Identifying the structure of 4-chlorophenyl isocyanide adsorbed on Au(111) and Pt(111) surfaces by first-principles simulations of Raman spectra

Surface Raman spectroscopy has become one of the most powerful analytical tools for interfacial structures. However, theoretical modeling for the Raman spectra of molecular adsorbate on metallic surfaces is a long-standing challenge because accurate descriptions of the electronic structure for both the metallic substrates and adsorbates are required. Here we present a quasi-analytical method for high-precision surface Raman spectra at the first principle level.
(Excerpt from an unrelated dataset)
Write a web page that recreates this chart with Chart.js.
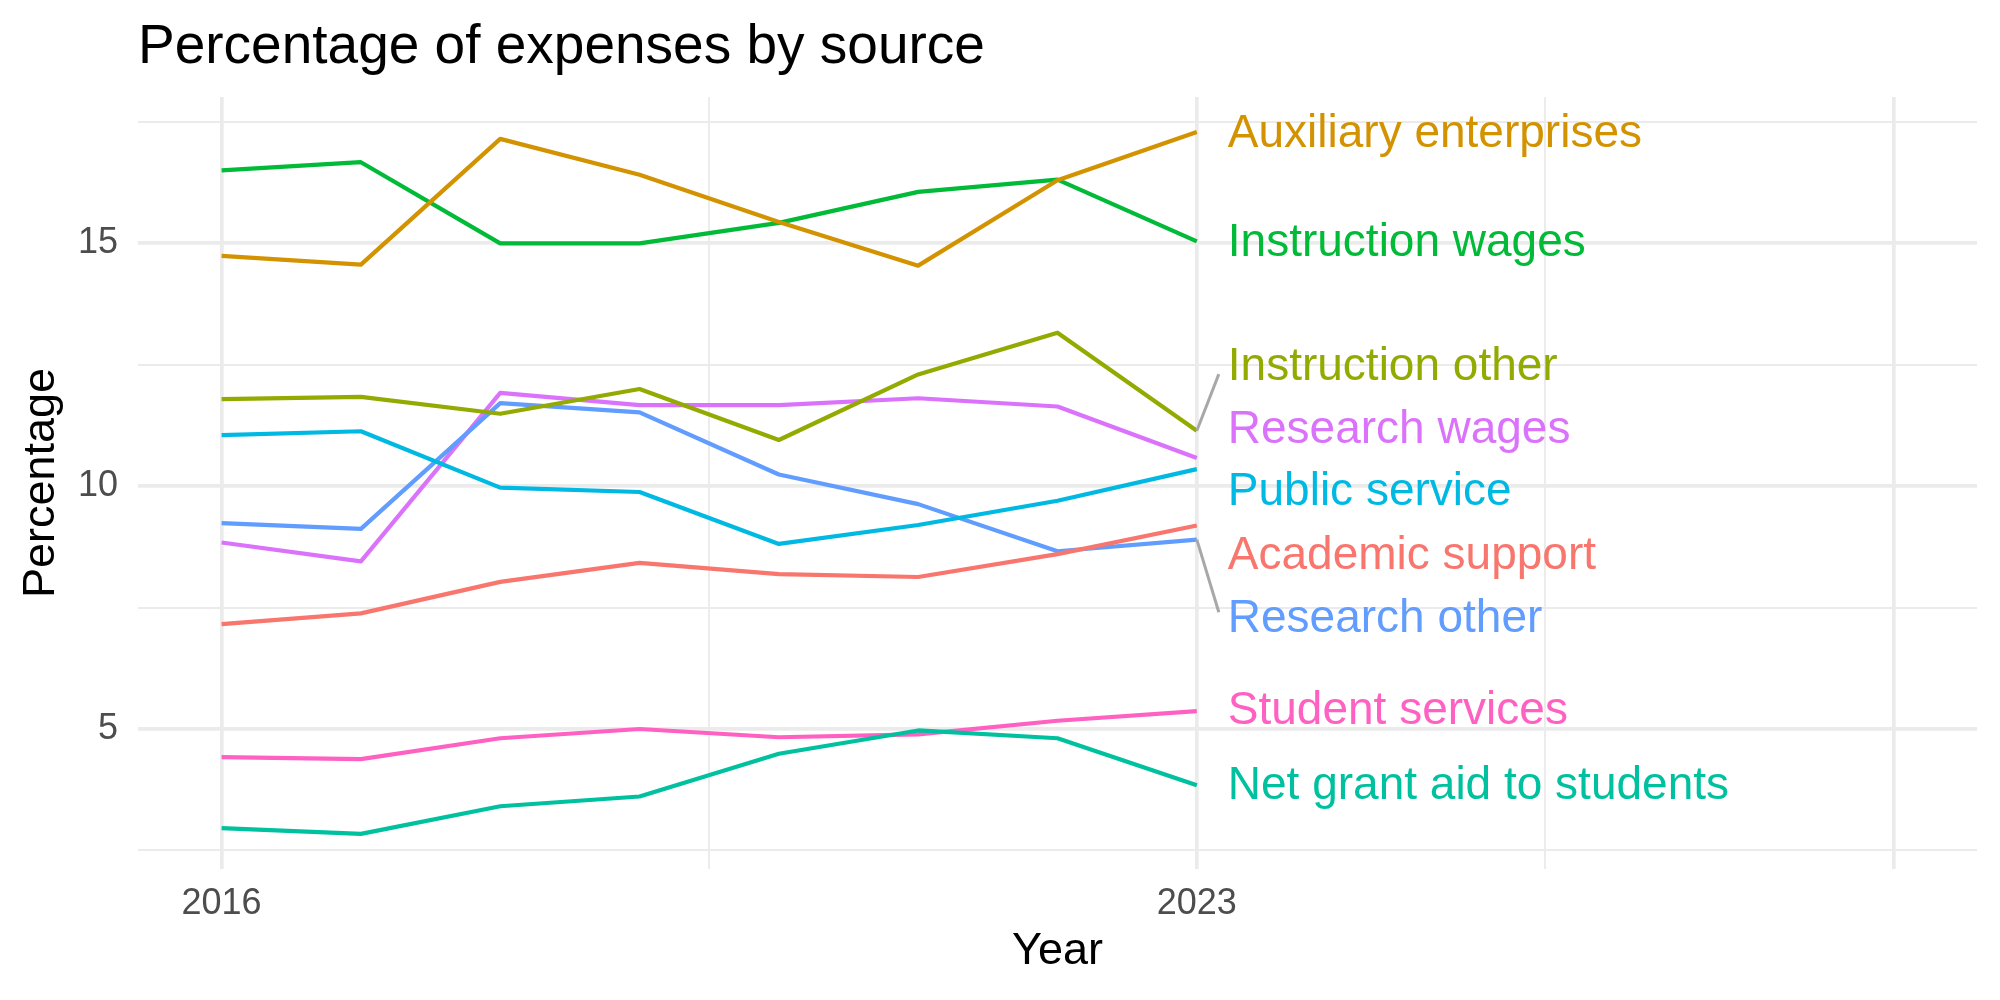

Using this method, we correlate both geometrical and electronic structures of a single 4-chlorophenyl isocyanide (CPI) molecule adsorbed on a Au(111) or Pt(111) surface with its Raman spectra. The "finger-print'' frequency shift of the CN stretching mode reveals the in situ configuration of CPI is vertical adsorption on the top site of the Au(111) surface, but a bent configuration when it adsorbs on the hollow site of the Pt(111) surface. Electronic structure calculations reveal that a pi-back donation mechanism often causes a red shift to the Raman response of CN stretching mode. In contrast, sigma donation as well as a wall effect introduces a blue shift to the CN stretching mode. A clear relationship for the dependence of Raman spectra on the surface electronic and geometrical information is built up, which largely benefits the understanding of chemical and physical changes during the adsorption. Our results highlight that high-precision theoretical simulations are essential for identifying in situ geometrical and electronic surface structures.